One day while walking in the woods, Mr. Cleveland was shot, and the attempted assassin said to be a Jesuit named Blood was arrested. When Cleveland met him, he discovered that Blood was his old enemy Gelin. Gelin stated that it was he who had killed Billy and would continue to make Mr. Cleveland's life miserable. Gelin was taken away and presumably executed. In order not to upset Fanny, Mr. Cleveland never told her it was Gelin who had murdered her son.

BOOK XI

In 1684 Fanny became ill and died several days after comforting Mr. Cleveland, "I am so oppressed with sickness, that alas! I have no hopes of recovery; and I even believe my end is very nigh. Remember, my dear spouse, the strength of mind with which I was endured, when I was told the cruel end of our darling son. I earnestly implore heaven to indulge you the same support, when it shall think fit to separate us. Live happy with my survivors, and be assured that your submission to the Divine Will will prove the greatest comfort to you. We shall meet again in the mansions of Glory, and there enjoy each other to all eternity. To thee, my God, I give my soul! Save me by the merits of my blessed Savior!"
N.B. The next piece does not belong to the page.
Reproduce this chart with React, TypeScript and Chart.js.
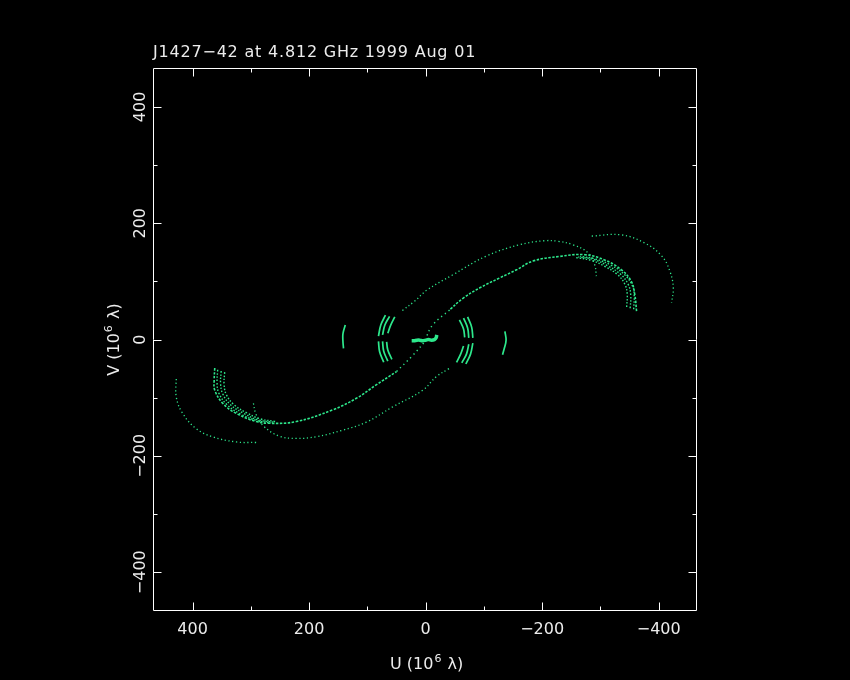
import React, { useEffect, useRef } from "react";
import { Chart, registerables } from "chart.js";

Chart.register(...registerables);

// ---- text ----
const TITLE = "J1427\u221242 at 4.812 GHz 1999 Aug 01";
const X_TITLE = ["U (10", "6", " \u03bb)"];
const Y_TITLE = ["V (10", "6", " \u03bb)"];

// ---- axes ----
const U_MIN = -464;
const U_MAX = 468;
const V_MIN = -465;
const V_MAX = 467;
const majorTicks = [-400, -200, 0, 200, 400];
const minorTicks = [-300, -100, 100, 300];

// ---- uv tracks [u, v] (10^6 lambda) ----
// main bright S track (outer bright part + sparse inner part near the origin)
const sLower: [number, number][] = [[362, -49], [363, -70], [362, -87], [348, -110], [325, -127], [291, -141], [268, -144], [222, -141], [160, -121], [119, -101], [85, -78], [50, -55]];
const sLowerInner: [number, number][] = [[50, -55], [22, -27], [0, -2]];
const sUpper: [number, number][] = [[-362, 49], [-359, 77], [-353, 100], [-336, 120], [-307, 137], [-273, 146], [-230, 143], [-184, 135], [-156, 120], [-127, 106], [-93, 89], [-64, 71], [-41, 51]];
const sUpperInner: [number, number][] = [[-41, 51], [-12, 25], [0, 2]];
// bundle arcs next to the S ends
const b2Lower: [number, number][] = [[357, -52], [358, -75], [355, -92], [341, -112], [318, -128], [290, -139], [265, -143]];
const b3Lower: [number, number][] = [[351, -54], [352, -76], [348, -94], [335, -112], [312, -127], [288, -138], [262, -142]];
const b4Lower: [number, number][] = [[345, -56], [346, -77], [342, -95], [329, -112], [307, -126], [285, -136], [258, -141]];
const b2Upper: [number, number][] = [[-357, 52], [-358, 75], [-355, 92], [-341, 112], [-318, 128], [-290, 139], [-265, 143]];
const b3Upper: [number, number][] = [[-351, 54], [-352, 76], [-348, 94], [-335, 112], [-312, 127], [-288, 138], [-262, 142]];
const b4Upper: [number, number][] = [[-345, 56], [-346, 77], [-342, 95], [-329, 112], [-307, 126], [-285, 136], [-258, 141]];
// dim outer arcs
const aUpper: [number, number][] = [[-285, 178], [-336, 180], [-376, 166], [-405, 144], [-419, 118], [-425, 89], [-422, 63]];
const aLower: [number, number][] = [[291, -177], [325, -176], [366, -167], [394, -153], [417, -127], [428, -99], [428, -64]];
// dim S arc
const bUpper: [number, number][] = [[40, 50], [19, 66], [-2, 85], [-46, 111], [-105, 144], [-161, 163], [-204, 170], [-227, 169], [-253, 163], [-279, 149], [-290, 129], [-293, 109]];
const bLower: [number, number][] = [[-40, -50], [-18, -64], [5, -87], [57, -116], [102, -142], [143, -156], [188, -167], [222, -170], [251, -166], [277, -150], [291, -129], [296, -108]];
// short baselines
const farLeft: [number, number][] = [[138, 25], [142, 10], [142, -3], [141, -15]];
const farRight: [number, number][] = [[-136, 14], [-138, -1], [-135, -15], [-132, -26]];
const l1Up: [number, number][] = [[69, 42], [77, 25], [81, 6]];
const l1Lo: [number, number][] = [[81, -3], [79, -21], [72, -39]];
const l2Up: [number, number][] = [[62, 40], [70, 25], [74, 8]];
const l2Lo: [number, number][] = [[74, -3], [72, -20], [65, -37]];
const l3Up: [number, number][] = [[53, 39], [60, 25], [65, 11]];
const l3Lo: [number, number][] = [[67, -4], [65, -18], [58, -34]];
const r1Up: [number, number][] = [[-81, 3], [-79, 21], [-72, 39]];
const r1Lo: [number, number][] = [[-69, -42], [-77, -25], [-81, -6]];
const r2Up: [number, number][] = [[-74, 3], [-72, 20], [-65, 37]];
const r2Lo: [number, number][] = [[-62, -40], [-70, -25], [-74, -8]];
const r3Up: [number, number][] = [[-67, 4], [-65, 18], [-58, 34]];
const r3Lo: [number, number][] = [[-53, -39], [-60, -25], [-65, -11]];
const centre: [number, number][] = [[24, -2], [20, -2], [15, -1], [10, -1], [5, -2], [0, -1], [-5, 0], [-10, -1], [-15, 0], [-18, 3], [-19, 8]];

const GREEN = "rgb(45,232,140)";

const fmt = (v: number) => (v < 0 ? "\u2212" + Math.abs(v) : String(v));

function ds(arr: [number, number][], style: "bright" | "bundle" | "dim" | "sparse" | "solid" | "blob") {
  const base: any = {
    data: arr.map(([u, v]) => ({ x: u, y: v })),
    showLine: true,
    tension: 0.4,
    pointRadius: 0,
    borderColor: GREEN,
    backgroundColor: GREEN,
    fill: false,
  };
  if (style === "bright") { base.borderWidth = 1.6; base.borderDash = [2.5, 1.5]; }
  if (style === "bundle") { base.borderWidth = 1.4; base.borderDash = [1.5, 1.8]; }
  if (style === "dim") { base.borderWidth = 1.3; base.borderDash = [1.2, 2.6]; }
  if (style === "sparse") { base.borderWidth = 1.4; base.borderDash = [1.3, 3.5]; }
  if (style === "solid") { base.borderWidth = 1.7; }
  if (style === "blob") { base.borderWidth = 3.5; }
  return base;
}

const FONT = "16px 'DejaVu Sans'";
const SUP_FONT = "11px 'DejaVu Sans'";
const TEXT = "#ececec";

const framePlugin = {
  id: "pgframe",
  afterDatasetsDraw(chart: any) {
    const { ctx, chartArea: a, scales } = chart;
    const xs = scales.x;
    const ys = scales.y;
    const L = Math.round(a.left) + 0.5, R = Math.round(a.right) + 0.5;
    const T = Math.round(a.top) + 0.5, B = Math.round(a.bottom) + 0.5;
    ctx.save();
    ctx.strokeStyle = "#ffffff";
    ctx.lineWidth = 1;
    ctx.beginPath();
    ctx.rect(L, T, R - L, B - T);
    const tick = (v: number, len: number) => {
      const px = Math.round(xs.getPixelForValue(v)) + 0.5;
      ctx.moveTo(px, B); ctx.lineTo(px, B - len);
      ctx.moveTo(px, T); ctx.lineTo(px, T + len);
      const py = Math.round(ys.getPixelForValue(v)) + 0.5;
      ctx.moveTo(L, py); ctx.lineTo(L + len, py);
      ctx.moveTo(R, py); ctx.lineTo(R - len, py);
    };
    majorTicks.forEach((v) => tick(v, 8));
    minorTicks.forEach((v) => tick(v, 4));
    ctx.stroke();

    ctx.fillStyle = TEXT;
    ctx.font = FONT;
    ctx.textAlign = "center";
    ctx.textBaseline = "alphabetic";
    majorTicks.forEach((v) => {
      ctx.fillText(fmt(v), xs.getPixelForValue(v), a.bottom + 24);
    });
    majorTicks.forEach((v) => {
      ctx.save();
      ctx.translate(a.left - 8, ys.getPixelForValue(v));
      ctx.rotate(-Math.PI / 2);
      ctx.fillText(fmt(v), 0, 0);
      ctx.restore();
    });

    // title
    ctx.textAlign = "left";
    (ctx as any).letterSpacing = "0.8px";
    ctx.fillText(TITLE, a.left, a.top - 11);
    (ctx as any).letterSpacing = "0px";

    const drawSup = (parts: string[], cx: number, cy: number) => {
      ctx.font = FONT;
      const w0 = ctx.measureText(parts[0]).width;
      const w2 = ctx.measureText(parts[2]).width;
      ctx.font = SUP_FONT;
      const w1 = ctx.measureText(parts[1]).width + 2;
      const total = w0 + w1 + w2;
      let x = cx - total / 2;
      ctx.textAlign = "left";
      ctx.font = FONT;
      ctx.fillText(parts[0], x, cy);
      x += w0;
      ctx.font = SUP_FONT;
      ctx.fillText(parts[1], x + 1, cy - 7);
      x += w1;
      ctx.font = FONT;
      ctx.fillText(parts[2], x, cy);
    };
    const cx = xs.getPixelForValue(0);
    drawSup(X_TITLE, cx + 1, a.bottom + 59);
    ctx.save();
    ctx.translate(a.left - 34, ys.getPixelForValue(0));
    ctx.rotate(-Math.PI / 2);
    drawSup(Y_TITLE, 0, 0);
    ctx.restore();
    ctx.restore();
  },
};

export default function App() {
  const ref = useRef<HTMLCanvasElement | null>(null);
  useEffect(() => {
    if (!ref.current) return;
    const datasets = [
      ds(aUpper, "dim"), ds(aLower, "dim"),
      ds(bUpper, "dim"), ds(bLower, "dim"),
      ds(b2Lower, "bundle"), ds(b3Lower, "bundle"), ds(b4Lower, "bundle"),
      ds(b2Upper, "bundle"), ds(b3Upper, "bundle"), ds(b4Upper, "bundle"),
      ds(sLower, "bright"), ds(sUpper, "bright"),
      ds(sLowerInner, "sparse"), ds(sUpperInner, "sparse"),
      ds(farLeft, "solid"), ds(farRight, "solid"),
      ds(l1Up, "solid"), ds(l1Lo, "solid"), ds(l2Up, "solid"), ds(l2Lo, "solid"), ds(l3Up, "solid"), ds(l3Lo, "solid"),
      ds(r1Up, "solid"), ds(r1Lo, "solid"), ds(r2Up, "solid"), ds(r2Lo, "solid"), ds(r3Up, "solid"), ds(r3Lo, "solid"),
      ds(centre, "blob"),
    ];
    const chart = new Chart(ref.current, {
      type: "scatter",
      data: { datasets },
      options: {
        responsive: false,
        animation: false,
        maintainAspectRatio: false,
        layout: { padding: { left: 153, top: 68, right: 154, bottom: 70 } },
        plugins: { legend: { display: false }, tooltip: { enabled: false }, title: { display: false } },
        scales: {
          x: { type: "linear", reverse: true, min: U_MIN, max: U_MAX, display: false },
          y: { type: "linear", min: V_MIN, max: V_MAX, display: false },
        },
      },
      plugins: [framePlugin],
    });
    return () => chart.destroy();
  }, []);
  return (
    <div style={{ position: "fixed", left: 0, top: 0, width: 850, height: 680, background: "#000" }}>
      <canvas ref={ref} width={850} height={680} style={{ display: "block", width: 850, height: 680, background: "#000" }} />
    </div>
  );
}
Encoouraged by his children, Mr. Cleveland put his grief behind him: "Your observation was very just, dear daughter, when you told me that ?twas envying my dear wife's felicity, to wish her again in this frail, sublunary world. Let us firmly resolve to submit our selves on all occasions to the will of Providence; for I am persuaded that the more we resign our selves, our tranquility will be greater.... Formerly, I should have called philosophy to my aid, but on this occasion I had recourse to the Gospel."
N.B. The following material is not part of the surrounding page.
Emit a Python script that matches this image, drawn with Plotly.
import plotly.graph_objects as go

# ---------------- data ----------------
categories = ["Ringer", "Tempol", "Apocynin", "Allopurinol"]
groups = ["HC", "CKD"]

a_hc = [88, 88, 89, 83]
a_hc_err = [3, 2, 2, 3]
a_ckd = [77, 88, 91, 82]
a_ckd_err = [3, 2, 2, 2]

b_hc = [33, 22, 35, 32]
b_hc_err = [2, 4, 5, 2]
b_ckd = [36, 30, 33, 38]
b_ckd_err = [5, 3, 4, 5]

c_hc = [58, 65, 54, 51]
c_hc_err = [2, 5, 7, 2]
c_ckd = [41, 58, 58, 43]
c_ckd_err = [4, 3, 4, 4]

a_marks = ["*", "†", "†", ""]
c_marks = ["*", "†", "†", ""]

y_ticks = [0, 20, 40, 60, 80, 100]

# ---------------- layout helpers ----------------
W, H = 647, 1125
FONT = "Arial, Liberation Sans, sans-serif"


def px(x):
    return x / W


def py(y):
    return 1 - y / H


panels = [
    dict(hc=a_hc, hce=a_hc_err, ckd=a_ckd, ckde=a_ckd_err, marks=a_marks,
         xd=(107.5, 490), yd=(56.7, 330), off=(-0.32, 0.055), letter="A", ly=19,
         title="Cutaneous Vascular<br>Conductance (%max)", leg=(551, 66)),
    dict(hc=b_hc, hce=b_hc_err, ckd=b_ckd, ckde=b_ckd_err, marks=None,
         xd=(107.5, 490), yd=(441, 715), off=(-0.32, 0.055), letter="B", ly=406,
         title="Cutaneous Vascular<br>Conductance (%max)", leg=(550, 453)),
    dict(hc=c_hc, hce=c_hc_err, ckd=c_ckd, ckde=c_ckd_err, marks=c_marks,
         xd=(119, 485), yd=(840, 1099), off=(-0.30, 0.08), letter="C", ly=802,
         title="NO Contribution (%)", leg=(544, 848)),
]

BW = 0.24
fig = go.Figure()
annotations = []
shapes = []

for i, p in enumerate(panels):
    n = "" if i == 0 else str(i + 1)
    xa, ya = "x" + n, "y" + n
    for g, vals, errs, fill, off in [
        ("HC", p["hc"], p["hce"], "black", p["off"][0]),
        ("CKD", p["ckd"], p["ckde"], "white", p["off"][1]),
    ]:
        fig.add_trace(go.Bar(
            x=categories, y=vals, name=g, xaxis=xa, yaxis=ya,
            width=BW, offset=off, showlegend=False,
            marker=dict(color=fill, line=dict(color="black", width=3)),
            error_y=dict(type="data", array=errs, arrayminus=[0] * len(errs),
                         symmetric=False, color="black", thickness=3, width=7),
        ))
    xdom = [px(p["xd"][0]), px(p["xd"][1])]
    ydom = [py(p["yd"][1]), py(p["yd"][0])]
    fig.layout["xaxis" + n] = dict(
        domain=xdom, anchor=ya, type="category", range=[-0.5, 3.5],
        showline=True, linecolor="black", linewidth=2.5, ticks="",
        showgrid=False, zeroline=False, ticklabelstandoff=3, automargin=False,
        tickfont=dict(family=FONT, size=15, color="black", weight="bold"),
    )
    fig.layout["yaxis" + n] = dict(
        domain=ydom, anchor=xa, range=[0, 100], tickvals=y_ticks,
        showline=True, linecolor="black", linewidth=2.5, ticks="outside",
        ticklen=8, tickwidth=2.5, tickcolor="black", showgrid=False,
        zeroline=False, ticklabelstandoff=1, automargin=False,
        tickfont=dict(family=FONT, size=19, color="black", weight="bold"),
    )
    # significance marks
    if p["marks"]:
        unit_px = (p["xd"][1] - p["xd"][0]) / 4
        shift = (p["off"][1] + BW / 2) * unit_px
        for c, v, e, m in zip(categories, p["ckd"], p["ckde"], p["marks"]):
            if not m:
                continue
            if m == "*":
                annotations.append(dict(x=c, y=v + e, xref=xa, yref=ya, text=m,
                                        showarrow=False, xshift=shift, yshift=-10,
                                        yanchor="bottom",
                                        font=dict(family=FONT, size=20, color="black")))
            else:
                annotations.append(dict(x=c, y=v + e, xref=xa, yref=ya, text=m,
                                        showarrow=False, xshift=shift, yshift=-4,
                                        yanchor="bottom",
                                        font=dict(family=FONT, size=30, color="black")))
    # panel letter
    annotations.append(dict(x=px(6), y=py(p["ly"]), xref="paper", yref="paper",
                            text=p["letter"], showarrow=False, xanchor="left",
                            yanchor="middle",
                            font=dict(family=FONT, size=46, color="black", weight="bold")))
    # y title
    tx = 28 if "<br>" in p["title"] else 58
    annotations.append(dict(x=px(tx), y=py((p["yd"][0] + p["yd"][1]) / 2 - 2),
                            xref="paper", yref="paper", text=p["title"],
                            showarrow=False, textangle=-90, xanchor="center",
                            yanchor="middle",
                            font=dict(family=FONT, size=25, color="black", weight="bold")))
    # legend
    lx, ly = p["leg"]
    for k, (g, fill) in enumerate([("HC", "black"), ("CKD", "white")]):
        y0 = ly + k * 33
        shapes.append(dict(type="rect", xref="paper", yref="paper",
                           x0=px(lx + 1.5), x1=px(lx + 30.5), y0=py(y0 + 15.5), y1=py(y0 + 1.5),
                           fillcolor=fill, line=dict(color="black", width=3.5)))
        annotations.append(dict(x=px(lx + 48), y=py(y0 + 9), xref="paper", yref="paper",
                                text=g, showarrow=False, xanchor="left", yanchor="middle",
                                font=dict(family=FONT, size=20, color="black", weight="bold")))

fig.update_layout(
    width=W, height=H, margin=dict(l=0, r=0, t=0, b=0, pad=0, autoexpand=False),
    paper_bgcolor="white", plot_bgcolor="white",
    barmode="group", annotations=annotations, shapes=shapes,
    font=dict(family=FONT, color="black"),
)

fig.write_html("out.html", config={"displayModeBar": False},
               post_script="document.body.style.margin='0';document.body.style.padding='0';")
Shortly after Fanny's death, Mr. Cleveland received a lengthy letter from Cecilia who expressed her condolences at Fanny's death and told how she had escaped from the Jesuit and then had happily married a Count in Germany. In the next year, 1685, Mr. Cleveland related the death of Charles II, and noted that after a few years of James, he was pleased to report that William of Orange had acceded to the throne and ushered in a new era more benevolent to the Protestants.

THE END

There is no Epilogue to the book and we aren't told, even in the preface, when Mr. Cleveland died except it was before the date of publication, 1734. Presumably the son who gave the manuscript to Prevost according to the fictitious preface would have been Tommy, but there is no further mention of him after his marriage to Bezy except that he served in the army under William of Orange. Lord Axminster had, before he died, made Mr. Cleveland the inheritor of his estate, and this no doubt devolved to Tommy. No mention of the fate of his two daughters is mentioned in the book.

As to why Prevost chose the name of Cleveland to be that of his protagonist, we have no word. Charles I was beheaded in 1649, and in his book on Charles II, Hutton mentions that in 1650 at Worcester, "Lord Wentworth's father, the aged Earl of Cleveland, led a desperate charge to hold the enemy [the Parliamentarian Roundheads and Cromwell's Model Army] while the King [Charles II] escaped [to Normandy]." The aged Earl of Cleveland lived several more years after the battle. There is also the account of Barbara Villiers, Duchess of Cleveland (1641-1709), a mistress of Charles II, of whom Prevost may have had knowledge. Neither she nor the Earl of Cleveland were mentioned in Prevost's novel.